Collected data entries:

————————

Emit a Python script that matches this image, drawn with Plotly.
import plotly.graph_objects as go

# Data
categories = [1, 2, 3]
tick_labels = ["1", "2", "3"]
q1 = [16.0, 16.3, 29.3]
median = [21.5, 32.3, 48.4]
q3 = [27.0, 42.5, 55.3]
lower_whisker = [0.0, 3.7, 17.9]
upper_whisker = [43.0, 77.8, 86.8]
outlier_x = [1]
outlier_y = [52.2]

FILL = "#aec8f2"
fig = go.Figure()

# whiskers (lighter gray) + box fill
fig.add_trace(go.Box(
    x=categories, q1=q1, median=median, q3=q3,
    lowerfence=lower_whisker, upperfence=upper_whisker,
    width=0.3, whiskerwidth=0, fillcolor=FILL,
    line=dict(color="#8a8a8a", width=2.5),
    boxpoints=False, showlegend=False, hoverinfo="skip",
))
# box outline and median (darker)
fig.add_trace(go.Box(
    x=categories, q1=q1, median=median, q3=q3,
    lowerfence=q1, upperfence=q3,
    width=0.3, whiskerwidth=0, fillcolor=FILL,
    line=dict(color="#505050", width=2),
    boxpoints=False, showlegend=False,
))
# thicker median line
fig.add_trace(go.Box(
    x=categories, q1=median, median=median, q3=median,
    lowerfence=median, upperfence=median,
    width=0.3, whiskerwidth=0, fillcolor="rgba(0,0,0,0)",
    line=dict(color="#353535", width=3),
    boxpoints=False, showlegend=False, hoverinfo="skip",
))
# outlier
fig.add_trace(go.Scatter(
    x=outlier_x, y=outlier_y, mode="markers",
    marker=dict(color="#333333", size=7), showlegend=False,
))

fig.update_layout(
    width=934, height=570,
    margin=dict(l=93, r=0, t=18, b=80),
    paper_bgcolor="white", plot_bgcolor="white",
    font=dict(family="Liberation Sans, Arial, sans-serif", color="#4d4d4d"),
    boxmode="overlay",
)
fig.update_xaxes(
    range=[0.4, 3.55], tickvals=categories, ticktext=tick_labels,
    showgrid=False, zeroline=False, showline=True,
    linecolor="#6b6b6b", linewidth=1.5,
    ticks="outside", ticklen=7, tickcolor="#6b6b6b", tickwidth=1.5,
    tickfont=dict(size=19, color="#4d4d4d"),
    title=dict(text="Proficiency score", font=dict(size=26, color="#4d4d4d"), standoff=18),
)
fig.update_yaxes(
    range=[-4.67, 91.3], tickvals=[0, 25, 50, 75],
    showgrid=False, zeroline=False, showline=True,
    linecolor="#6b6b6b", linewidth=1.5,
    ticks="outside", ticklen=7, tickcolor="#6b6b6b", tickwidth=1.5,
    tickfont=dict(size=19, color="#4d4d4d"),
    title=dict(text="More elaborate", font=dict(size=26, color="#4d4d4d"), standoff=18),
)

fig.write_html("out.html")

————————

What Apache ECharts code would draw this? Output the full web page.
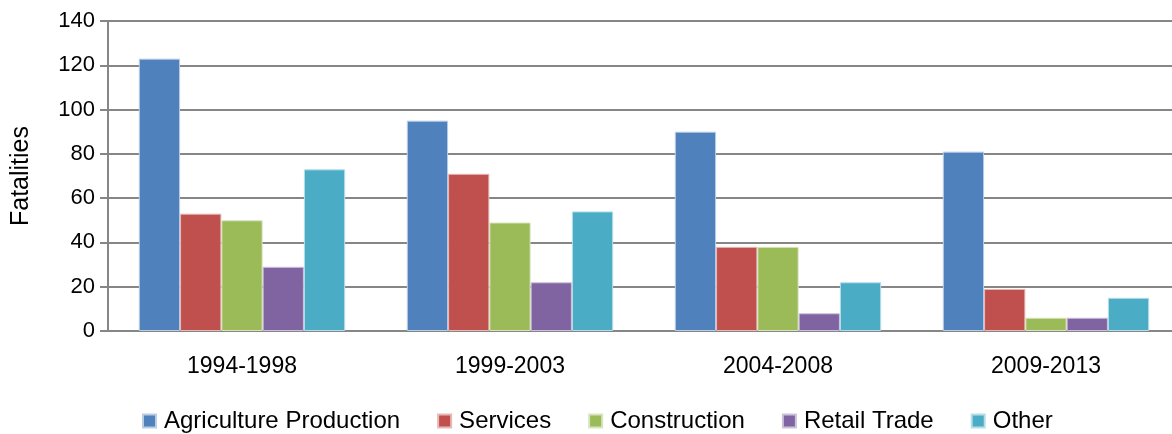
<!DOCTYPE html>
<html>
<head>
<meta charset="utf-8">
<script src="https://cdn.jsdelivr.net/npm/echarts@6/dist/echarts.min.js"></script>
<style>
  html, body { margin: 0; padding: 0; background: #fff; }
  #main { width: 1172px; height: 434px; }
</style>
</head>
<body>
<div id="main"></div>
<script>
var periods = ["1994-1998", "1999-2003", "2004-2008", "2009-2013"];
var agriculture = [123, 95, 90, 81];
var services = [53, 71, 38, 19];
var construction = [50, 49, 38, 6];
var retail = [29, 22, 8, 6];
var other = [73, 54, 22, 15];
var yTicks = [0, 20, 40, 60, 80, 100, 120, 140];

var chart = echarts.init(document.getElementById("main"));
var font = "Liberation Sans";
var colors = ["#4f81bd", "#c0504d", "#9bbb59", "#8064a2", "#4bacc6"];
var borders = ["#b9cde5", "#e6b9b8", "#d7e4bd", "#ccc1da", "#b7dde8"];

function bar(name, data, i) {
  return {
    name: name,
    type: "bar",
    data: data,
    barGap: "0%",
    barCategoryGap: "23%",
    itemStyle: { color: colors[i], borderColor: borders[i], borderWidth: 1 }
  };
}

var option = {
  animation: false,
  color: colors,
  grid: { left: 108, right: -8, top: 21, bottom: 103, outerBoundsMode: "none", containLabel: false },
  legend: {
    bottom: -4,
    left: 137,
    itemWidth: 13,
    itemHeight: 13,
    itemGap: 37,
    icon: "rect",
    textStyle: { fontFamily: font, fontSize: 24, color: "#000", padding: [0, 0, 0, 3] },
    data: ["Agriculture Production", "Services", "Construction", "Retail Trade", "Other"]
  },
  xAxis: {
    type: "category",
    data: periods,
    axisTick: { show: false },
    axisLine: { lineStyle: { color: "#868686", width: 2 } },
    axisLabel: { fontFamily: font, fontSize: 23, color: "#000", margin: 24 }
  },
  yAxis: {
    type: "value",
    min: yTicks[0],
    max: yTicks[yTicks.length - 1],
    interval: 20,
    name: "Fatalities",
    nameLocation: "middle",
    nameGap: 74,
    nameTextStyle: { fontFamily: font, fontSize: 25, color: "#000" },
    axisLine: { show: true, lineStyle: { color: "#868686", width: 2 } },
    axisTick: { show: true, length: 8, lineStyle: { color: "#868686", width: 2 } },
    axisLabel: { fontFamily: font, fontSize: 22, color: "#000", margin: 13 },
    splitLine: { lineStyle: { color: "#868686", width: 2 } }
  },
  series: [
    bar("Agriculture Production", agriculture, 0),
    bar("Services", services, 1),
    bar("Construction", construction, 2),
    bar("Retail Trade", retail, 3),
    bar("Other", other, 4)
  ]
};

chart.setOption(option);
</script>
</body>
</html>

————————

> REQUEST:
Using the data above, repeat exactly the lines that begin at the line with "Emit a Python" and end at the line with "import plotly.graph_objects as go", both ends included.

> COMPLETE RESPONSE:
Emit a Python script that matches this image, drawn with Plotly.
import plotly.graph_objects as go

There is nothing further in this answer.